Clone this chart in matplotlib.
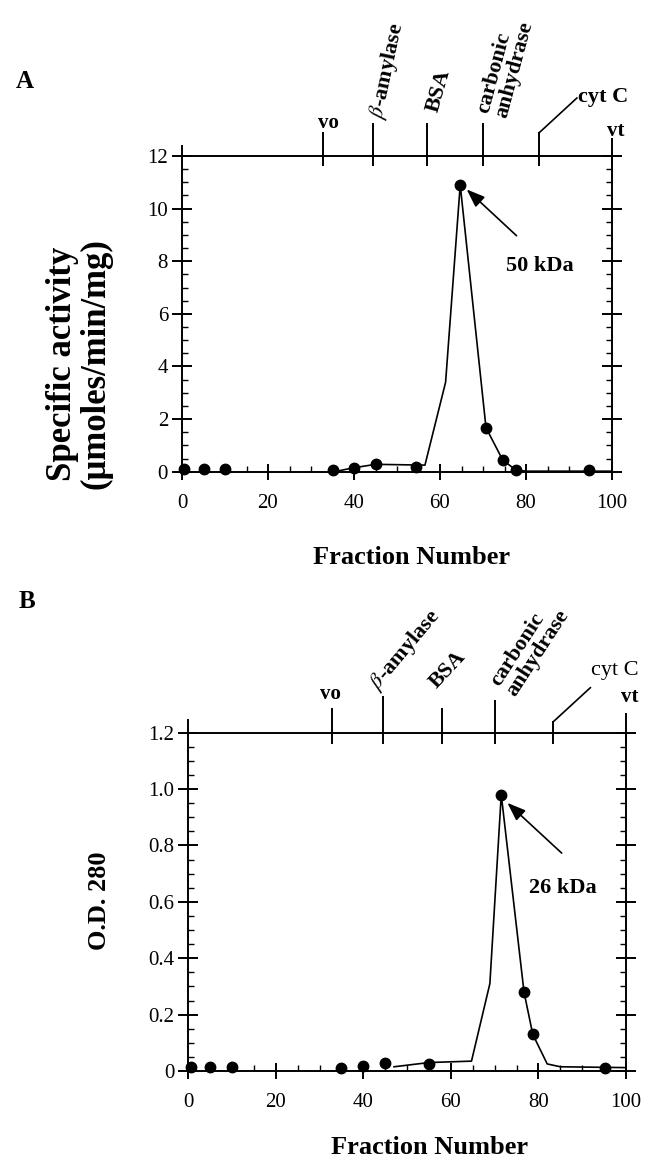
import matplotlib
matplotlib.use('Agg')
import matplotlib.pyplot as plt
from matplotlib.transforms import blended_transform_factory
from matplotlib.ticker import MultipleLocator, FixedLocator, FixedFormatter

plt.rcParams['font.family'] = ['Liberation Serif', 'DejaVu Serif']
plt.rcParams['mathtext.fontset'] = 'stix'

# ---------------- data ----------------
# Panel A: specific activity
fracA_pts = [0.5, 5, 10, 35, 40, 45, 54.5, 64.7, 70.7, 74.6, 77.6, 94.7]
actA_pts = [0.1, 0.1, 0.1, 0.07, 0.15, 0.28, 0.19, 10.9, 1.67, 0.44, 0.07, 0.07]
fracA_line = [36, 40, 45, 56.5, 61.3, 64.7, 70.7, 74.6, 77.6, 80, 100]
actA_line = [0.02, 0.15, 0.28, 0.25, 3.4, 10.9, 1.67, 0.44, 0.07, 0.02, 0.02]

# Panel B: O.D. 280
fracB_pts = [0.6, 5, 10, 35, 40, 45, 55, 71.5, 76.7, 78.7, 95.2]
odB_pts = [0.015, 0.015, 0.015, 0.01, 0.018, 0.03, 0.025, 0.98, 0.28, 0.13, 0.01]
fracB_line = [47, 55, 64.7, 68.9, 71.5, 76.7, 78.7, 82, 85, 100]
odB_line = [0.015, 0.03, 0.035, 0.31, 0.98, 0.28, 0.13, 0.025, 0.015, 0.012]

# calibration markers (fraction numbers)
marker_names = ['vo', r'$\beta$-amylase', 'BSA', 'carbonic\nanhydrase', 'cyt C', 'vt']
markers_A = [32.7, 44.4, 56.9, 69.9, 83.0, 100]
markers_B = [32.8, 44.4, 58.0, 70.1, 83.4, 100]

x_ticks = [0, 20, 40, 60, 80, 100]
x_ticklabels = ['0', '20', '40', '60', '80', '100']
yA_ticks = [0, 2, 4, 6, 8, 10, 12]
yA_ticklabels = ['0', '2', '4', '6', '8', '10', '12']
yB_ticks = [0, 0.2, 0.4, 0.6, 0.8, 1.0, 1.2]
yB_ticklabels = ['0', '0.2', '0.4', '0.6', '0.8', '1.0', '1.2']

# ---------------- figure ----------------
W, H = 649, 1167
fig = plt.figure(figsize=(W / 100, H / 100), dpi=100)


def px_axes(left, top, right, bottom):
    return [left / W, 1 - bottom / H, (right - left) / W, (bottom - top) / H]


axA = fig.add_axes(px_axes(182, 156, 612, 471.7))
axB = fig.add_axes(px_axes(188.3, 732.7, 626, 1071))

LW = 1.4


def style(ax, yticks, ylabels, ymax, yminor):
    ax.set_xlim(0, 100)
    ax.set_ylim(0, ymax)
    ax.xaxis.set_major_locator(FixedLocator(x_ticks))
    ax.xaxis.set_major_formatter(FixedFormatter(x_ticklabels))
    ax.xaxis.set_minor_locator(MultipleLocator(5))
    ax.yaxis.set_major_locator(FixedLocator(yticks))
    ax.yaxis.set_major_formatter(FixedFormatter(ylabels))
    ax.yaxis.set_minor_locator(MultipleLocator(yminor))
    for s in ax.spines.values():
        s.set_linewidth(LW)
    ax.tick_params(axis='y', which='major', direction='inout', length=14, width=LW,
                   left=True, right=True, labelsize=15, pad=3)
    ax.tick_params(axis='y', which='minor', direction='in', length=4.5, width=1.0,
                   left=True, right=True)
    ax.tick_params(axis='x', which='major', direction='inout', length=12, width=LW,
                   bottom=True, top=False, labelsize=15, pad=10)
    ax.tick_params(axis='x', which='minor', direction='in', length=4, width=1.0,
                   bottom=True, top=False)


style(axA, yA_ticks, yA_ticklabels, 12, 0.5)
style(axB, yB_ticks, yB_ticklabels, 1.2, 0.05)

# data
axA.plot(fracA_line, actA_line, color='black', lw=1.2, zorder=3, clip_on=False)
axA.plot(fracA_pts, actA_pts, 'o', color='black', ms=7.5, zorder=4, clip_on=False)
axB.plot(fracB_line, odB_line, color='black', lw=1.2, zorder=3, clip_on=False)
axB.plot(fracB_pts, odB_pts, 'o', color='black', ms=7.5, zorder=4, clip_on=False)


def ax_px(ax):
    pos = ax.get_position()
    return pos.width * W, pos.height * H


def draw_markers(ax, xs, ups, down, labels, left_ext, cyt_leader):
    wpx, hpx = ax_px(ax)
    tr = blended_transform_factory(ax.transData, ax.transAxes)
    for x, up in zip(xs, ups):
        ax.plot([x, x], [1 - down / hpx, 1 + up / hpx], color='black', lw=LW,
                transform=tr, clip_on=False)
    # left spine extension
    ax.plot([0, 0], [1, 1 + left_ext / hpx], color='black', lw=LW,
            transform=tr, clip_on=False)
    # cyt C leader
    xc = xs[4]
    (u0, dx1, u1) = cyt_leader
    ax.plot([xc, xc + dx1 / wpx * 100], [1 + u0 / hpx, 1 + u1 / hpx],
            color='black', lw=1.2, transform=tr, clip_on=False)
    for i, (name, (dx, dy, rot, ha, va, weight, size)) in enumerate(zip(marker_names, labels)):
        ax.annotate(name, xy=(xs[i], 1), xycoords=tr, xytext=(dx, dy),
                    textcoords='offset pixels', rotation=rot, rotation_mode='anchor',
                    ha=ha, va=va, fontweight=weight, fontsize=size,
                    linespacing=0.95, annotation_clip=False)


labels_A = [
    (6, 33, 0, 'center', 'center', 'bold', 15),
    (4, 37, 78, 'left', 'center', 'bold', 16),
    (6, 44, 74, 'left', 'center', 'bold', 16),
    (10, 41, 75, 'left', 'center', 'bold', 16),
    (39, 59, 0, 'left', 'center', 'bold', 16),
    (4, 25, 0, 'center', 'center', 'bold', 15),
]
draw_markers(axA, markers_A, [23, 32, 32, 32, 23, 17], 9, labels_A, 10, (23, 38, 58))

labels_B = [
    (-1, 39, 0, 'center', 'center', 'bold', 15),
    (-9, 45, 50, 'left', 'center', 'bold', 16),
    (-9, 47, 47, 'left', 'center', 'bold', 16),
    (8, 43, 57, 'left', 'center', 'bold', 16),
    (38, 62, 0, 'left', 'center', 'normal', 16),
    (4, 36, 0, 'center', 'center', 'bold', 15),
]
draw_markers(axB, markers_B, [24, 36, 24, 32, 11, 19], 10, labels_B, 13, (11, 37, 45))

# annotations
arrow = dict(arrowstyle='-|>,head_length=0.8,head_width=0.3', color='black',
             lw=1.2, mutation_scale=14, shrinkA=0, shrinkB=0)
axA.annotate('', xy=(66.2, 10.73), xytext=(77.8, 8.97), arrowprops=arrow)
axA.text(83.3, 7.83, '50 kDa', ha='center', va='center', fontsize=16, fontweight='bold')
axB.annotate('', xy=(72.9, 0.951), xytext=(85.3, 0.773), arrowprops=arrow)
axB.text(85.5, 0.649, '26 kDa', ha='center', va='center', fontsize=16, fontweight='bold')

# axis labels
fig.text(412 / W, 1 - 557 / H, 'Fraction Number', ha='center', va='center',
         fontsize=19, fontweight='bold')
fig.text(430 / W, 1 - 1148 / H, 'Fraction Number', ha='center', va='center',
         fontsize=19, fontweight='bold')
fig.text(79 / W, 1 - 364 / H, 'Specific activity\n(\u03bcmoles/min/mg)', ha='center',
         va='center', rotation=90, fontsize=25, fontweight='bold', linespacing=1.0)
fig.text(100 / W, 1 - 901 / H, 'O.D. 280', ha='center', va='center', rotation=90,
         fontsize=19, fontweight='bold')

# panel letters
fig.text(25 / W, 1 - 81 / H, 'A', ha='center', va='center', fontsize=18, fontweight='bold')
fig.text(27 / W, 1 - 602 / H, 'B', ha='center', va='center', fontsize=18, fontweight='bold')

fig.savefig('out.png', dpi=100)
□ □ □ □
> **PROBLEM DETAILS**: Repeat the listing above up to and including the line with "plt.rcParams['mathtext.fontset'] = 'stix'", starting from its first line. Drop any pictures.

> **RESULT FOR THIS TASK**:
Clone this chart in matplotlib.
import matplotlib
matplotlib.use('Agg')
import matplotlib.pyplot as plt
from matplotlib.transforms import blended_transform_factory
from matplotlib.ticker import MultipleLocator, FixedLocator, FixedFormatter

plt.rcParams['font.family'] = ['Liberation Serif', 'DejaVu Serif']
plt.rcParams['mathtext.fontset'] = 'stix'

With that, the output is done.